COLCHESTER United are believed to be making football history in a most unusual way this season.

For the first time, their matchday programme has carried a regular feature not only about aspects of the home town team’s rich history but linking it with the history of the town or city of the visiting team.

This novel idea is that of University of Essex higher degree history student Steven Bishop, who, since he moved to the area, has become a keen follower of Colchester United.

He also retains an affection for his hometown club Brighton and Hove Albion, for whom former U’s player Robbie Reinelt is a cult hero on the Sussex coast for his late goal in the final game of the season in 1997 which kept the Seagulls avoiding relegation out of the Football League.

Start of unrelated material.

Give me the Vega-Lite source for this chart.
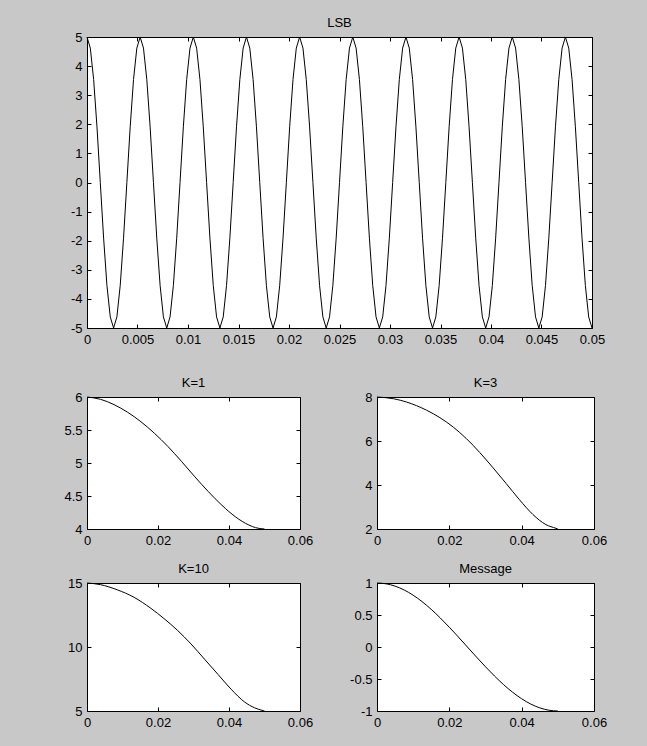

Instead, Hereford United made the drop.

Bishop thought he could combine his love of football and love of history by writing about this in the U’s matchday programme - an idea enthusiastically embraced by programme editors Matt Hudson and David Gregory.

Ahead of each game, he looks at historic aspects of the town or city of the visiting team and then identifies within Colchester’s rich history going back 2,000 years either something of a contrasting or similar nature to write about.

All the research and writing is done by Bishop, but he has involved Colchester High Steward Sir Bob Russell to run his eye over each article to ensure there is historic accuracy from a Colchester perspective.

Football, of course, is steeped in history.

There are several books, for example, about the history of Colchester United.

What is different with Bishop’s articles is that he has brought a largely non-football history dimension into the matchday programme with the imaginative concept of combining aspects of the history of Colchester with the history of the town or city of the visiting team.

Aged 28, married and living in Sudbury, he is originally from Sussex.

He did his undergraduate degree in American Studies and Masters in History at the University of Warwick.

He is currently doing a PhD in History at the University of Essex, part-time.

He is researching statues of now controversial historical figures across the world.

To financially support his studies, he works in the university’s children’s day nursery at the Wivenhoe Park campus.

His next writing projects include an article on Brexit for an American journal, an article for football magazine “When Saturday Comes” and further features for the U's programme.

Bishop's hopes are for a career in heritage – and to continue being a big U’s fan.